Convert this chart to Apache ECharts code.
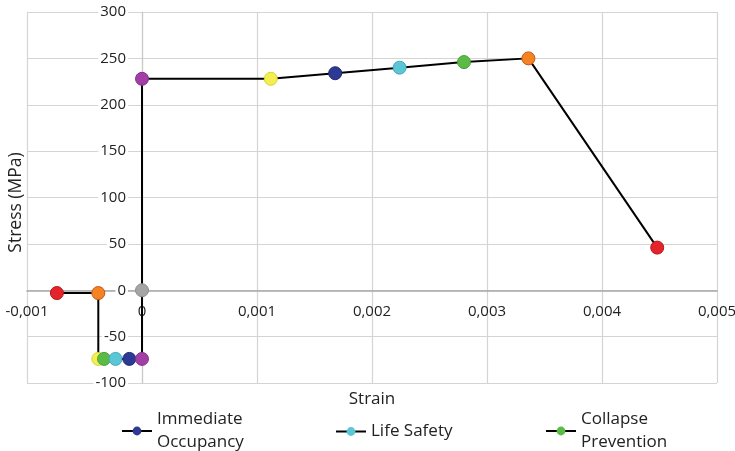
<!DOCTYPE html>
<html>
<head>
<meta charset="utf-8">
<script src="https://cdn.jsdelivr.net/npm/echarts@6/dist/echarts.min.js"></script>
<style>
  html, body { margin: 0; padding: 0; background: #ffffff; }
  #chart { width: 735px; height: 451px; }
</style>
</head>
<body>
<div id="chart"></div>
<script>
// Backbone curve of the hinge: strain / stress pairs, walked in drawing order
const strain = [-0.00074, -0.00038, -0.00038, -0.00033, -0.00023, -0.00011, 0, 0, 0, 0.00112, 0.00168, 0.00224, 0.0028, 0.00336, 0.00448];
const stress = [-3, -3, -74, -74, -74, -74, -74, 0, 228, 228, 234, 240, 246, 250, 46];
// Performance point reached at each vertex
const pointState = ['D', 'C', 'OP', 'CP', 'LS', 'IO', 'B', 'A', 'B', 'OP', 'IO', 'LS', 'CP', 'C', 'D'];

// Legend entries and the state each one marks
const legendNames = ['Immediate Occupancy', 'Life Safety', 'Collapse Prevention'];
const legendStates = ['IO', 'LS', 'CP'];

// Axis ticks
const xTicks = [-0.001, 0, 0.001, 0.002, 0.003, 0.004, 0.005];
const yTicks = [-100, -50, 0, 50, 100, 150, 200, 250, 300];

// Marker fill / outline per state
const stateFill = {
  A: '#a5a5a5', B: '#a23fa6', OP: '#f4ee4f', IO: '#2c3a93',
  LS: '#5cc6d6', CP: '#5cbb47', C: '#f58322', D: '#e5232b'
};
const stateEdge = {
  A: '#8c8c8c', B: '#86308a', OP: '#d8d23a', IO: '#1f2a75',
  LS: '#44aabb', CP: '#49a036', C: '#c9561a', D: '#b5161c'
};

const FONT = '"Open Sans", "Noto Sans", sans-serif';

const curve = strain.map((x, i) => ({
  value: [x, stress[i]],
  itemStyle: { color: stateFill[pointState[i]], borderColor: stateEdge[pointState[i]], borderWidth: 1 }
}));

const legendSeries = legendNames.map((name, i) => ({
  name: name,
  type: 'line',
  data: [],
  symbol: 'circle',
  lineStyle: { color: '#000000', width: 2 },
  itemStyle: { color: stateFill[legendStates[i]] }
}));

const legendLabel = {
  'Immediate Occupancy': 'Immediate\nOccupancy',
  'Life Safety': 'Life Safety',
  'Collapse Prevention': 'Collapse\nPrevention'
};
const legendLeft = [121, 335, 545];
const legendTop = [408, 420, 408];

const chart = echarts.init(document.getElementById('chart'), null, { renderer: 'canvas' });

chart.setOption({
  animation: false,
  backgroundColor: '#ffffff',
  textStyle: { fontFamily: FONT },
  grid: { left: 27, right: 18, top: 12, bottom: 68, containLabel: false, outerBoundsMode: 'none' },
  legend: legendNames.map((name, i) => ({
    data: [name],
    left: legendLeft[i],
    top: legendTop[i],
    padding: 0,
    itemWidth: 30,
    itemHeight: 11,
    formatter: n => legendLabel[n],
    textStyle: { fontFamily: FONT, fontSize: 17, color: '#222222', lineHeight: 23 }
  })),
  xAxis: {
    type: 'value',
    position: 'bottom',
    min: xTicks[0],
    max: xTicks[xTicks.length - 1],
    interval: 0.001,
    name: 'Strain',
    nameLocation: 'middle',
    nameGap: 100,
    nameTextStyle: { fontFamily: FONT, fontSize: 17, color: '#222222' },
    axisLine: { onZero: false, lineStyle: { color: '#a8a8a8', width: 1.5 } },
    axisTick: { show: false },
    axisLabel: {
      margin: 14,
      fontFamily: FONT,
      fontSize: 15,
      color: '#222222',
      formatter: v => (Math.abs(v) < 1e-12 ? '0' : v.toFixed(3).replace('.', ','))
    },
    splitLine: { show: true, lineStyle: { color: '#d4d4d4', width: 1.2 } }
  },
  yAxis: {
    type: 'value',
    position: 'left',
    min: yTicks[0],
    max: yTicks[yTicks.length - 1],
    interval: 50,
    name: 'Stress (MPa)',
    nameLocation: 'middle',
    nameGap: 117,
    nameTextStyle: { fontFamily: FONT, fontSize: 17.5, color: '#222222', padding: [0, 10, 0, 0] },
    axisLine: { onZero: false, lineStyle: { color: '#c8c8c8', width: 1.2 } },
    axisTick: { show: false },
    axisLabel: {
      margin: 14,
      fontFamily: FONT,
      fontSize: 15,
      color: '#222222',
      backgroundColor: '#ffffff',
      padding: [0, 2, 0, 2]
    },
    splitLine: { show: true, lineStyle: { color: '#d4d4d4', width: 1.2 } }
  },
  series: [
    {
      name: 'Backbone',
      type: 'line',
      data: curve,
      symbol: 'circle',
      symbolSize: 13,
      showAllSymbol: true,
      lineStyle: { color: '#000000', width: 2 },
      z: 3
    }
  ].concat(legendSeries)
});

// Slide both axes (labels, line and title) onto the origin so they cross at (0, 0)
const origin = chart.convertToPixel({ gridIndex: 0 }, [0, 0]);
const corner = chart.convertToPixel({ gridIndex: 0 }, [xTicks[0], yTicks[0]]);
chart.setOption({
  xAxis: { offset: -(corner[1] - origin[1]) },
  yAxis: { offset: -(origin[0] - corner[0]) }
});
</script>
</body>
</html>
━━━━
GOAL: Leaving the pictures aside, transcribe the entire listing exactly.

EXPECTED ANSWER:
Convert this chart to Apache ECharts code.
<!DOCTYPE html>
<html>
<head>
<meta charset="utf-8">
<script src="https://cdn.jsdelivr.net/npm/echarts@6/dist/echarts.min.js"></script>
<style>
  html, body { margin: 0; padding: 0; background: #ffffff; }
  #chart { width: 735px; height: 451px; }
</style>
</head>
<body>
<div id="chart"></div>
<script>
// Backbone curve of the hinge: strain / stress pairs, walked in drawing order
const strain = [-0.00074, -0.00038, -0.00038, -0.00033, -0.00023, -0.00011, 0, 0, 0, 0.00112, 0.00168, 0.00224, 0.0028, 0.00336, 0.00448];
const stress = [-3, -3, -74, -74, -74, -74, -74, 0, 228, 228, 234, 240, 246, 250, 46];
// Performance point reached at each vertex
const pointState = ['D', 'C', 'OP', 'CP', 'LS', 'IO', 'B', 'A', 'B', 'OP', 'IO', 'LS', 'CP', 'C', 'D'];

// Legend entries and the state each one marks
const legendNames = ['Immediate Occupancy', 'Life Safety', 'Collapse Prevention'];
const legendStates = ['IO', 'LS', 'CP'];

// Axis ticks
const xTicks = [-0.001, 0, 0.001, 0.002, 0.003, 0.004, 0.005];
const yTicks = [-100, -50, 0, 50, 100, 150, 200, 250, 300];

// Marker fill / outline per state
const stateFill = {
  A: '#a5a5a5', B: '#a23fa6', OP: '#f4ee4f', IO: '#2c3a93',
  LS: '#5cc6d6', CP: '#5cbb47', C: '#f58322', D: '#e5232b'
};
const stateEdge = {
  A: '#8c8c8c', B: '#86308a', OP: '#d8d23a', IO: '#1f2a75',
  LS: '#44aabb', CP: '#49a036', C: '#c9561a', D: '#b5161c'
};

const FONT = '"Open Sans", "Noto Sans", sans-serif';

const curve = strain.map((x, i) => ({
  value: [x, stress[i]],
  itemStyle: { color: stateFill[pointState[i]], borderColor: stateEdge[pointState[i]], borderWidth: 1 }
}));

const legendSeries = legendNames.map((name, i) => ({
  name: name,
  type: 'line',
  data: [],
  symbol: 'circle',
  lineStyle: { color: '#000000', width: 2 },
  itemStyle: { color: stateFill[legendStates[i]] }
}));

const legendLabel = {
  'Immediate Occupancy': 'Immediate\nOccupancy',
  'Life Safety': 'Life Safety',
  'Collapse Prevention': 'Collapse\nPrevention'
};
const legendLeft = [121, 335, 545];
const legendTop = [408, 420, 408];

const chart = echarts.init(document.getElementById('chart'), null, { renderer: 'canvas' });

chart.setOption({
  animation: false,
  backgroundColor: '#ffffff',
  textStyle: { fontFamily: FONT },
  grid: { left: 27, right: 18, top: 12, bottom: 68, containLabel: false, outerBoundsMode: 'none' },
  legend: legendNames.map((name, i) => ({
    data: [name],
    left: legendLeft[i],
    top: legendTop[i],
    padding: 0,
    itemWidth: 30,
    itemHeight: 11,
    formatter: n => legendLabel[n],
    textStyle: { fontFamily: FONT, fontSize: 17, color: '#222222', lineHeight: 23 }
  })),
  xAxis: {
    type: 'value',
    position: 'bottom',
    min: xTicks[0],
    max: xTicks[xTicks.length - 1],
    interval: 0.001,
    name: 'Strain',
    nameLocation: 'middle',
    nameGap: 100,
    nameTextStyle: { fontFamily: FONT, fontSize: 17, color: '#222222' },
    axisLine: { onZero: false, lineStyle: { color: '#a8a8a8', width: 1.5 } },
    axisTick: { show: false },
    axisLabel: {
      margin: 14,
      fontFamily: FONT,
      fontSize: 15,
      color: '#222222',
      formatter: v => (Math.abs(v) < 1e-12 ? '0' : v.toFixed(3).replace('.', ','))
    },
    splitLine: { show: true, lineStyle: { color: '#d4d4d4', width: 1.2 } }
  },
  yAxis: {
    type: 'value',
    position: 'left',
    min: yTicks[0],
    max: yTicks[yTicks.length - 1],
    interval: 50,
    name: 'Stress (MPa)',
    nameLocation: 'middle',
    nameGap: 117,
    nameTextStyle: { fontFamily: FONT, fontSize: 17.5, color: '#222222', padding: [0, 10, 0, 0] },
    axisLine: { onZero: false, lineStyle: { color: '#c8c8c8', width: 1.2 } },
    axisTick: { show: false },
    axisLabel: {
      margin: 14,
      fontFamily: FONT,
      fontSize: 15,
      color: '#222222',
      backgroundColor: '#ffffff',
      padding: [0, 2, 0, 2]
    },
    splitLine: { show: true, lineStyle: { color: '#d4d4d4', width: 1.2 } }
  },
  series: [
    {
      name: 'Backbone',
      type: 'line',
      data: curve,
      symbol: 'circle',
      symbolSize: 13,
      showAllSymbol: true,
      lineStyle: { color: '#000000', width: 2 },
      z: 3
    }
  ].concat(legendSeries)
});

// Slide both axes (labels, line and title) onto the origin so they cross at (0, 0)
const origin = chart.convertToPixel({ gridIndex: 0 }, [0, 0]);
const corner = chart.convertToPixel({ gridIndex: 0 }, [xTicks[0], yTicks[0]]);
chart.setOption({
  xAxis: { offset: -(corner[1] - origin[1]) },
  yAxis: { offset: -(origin[0] - corner[0]) }
});
</script>
</body>
</html>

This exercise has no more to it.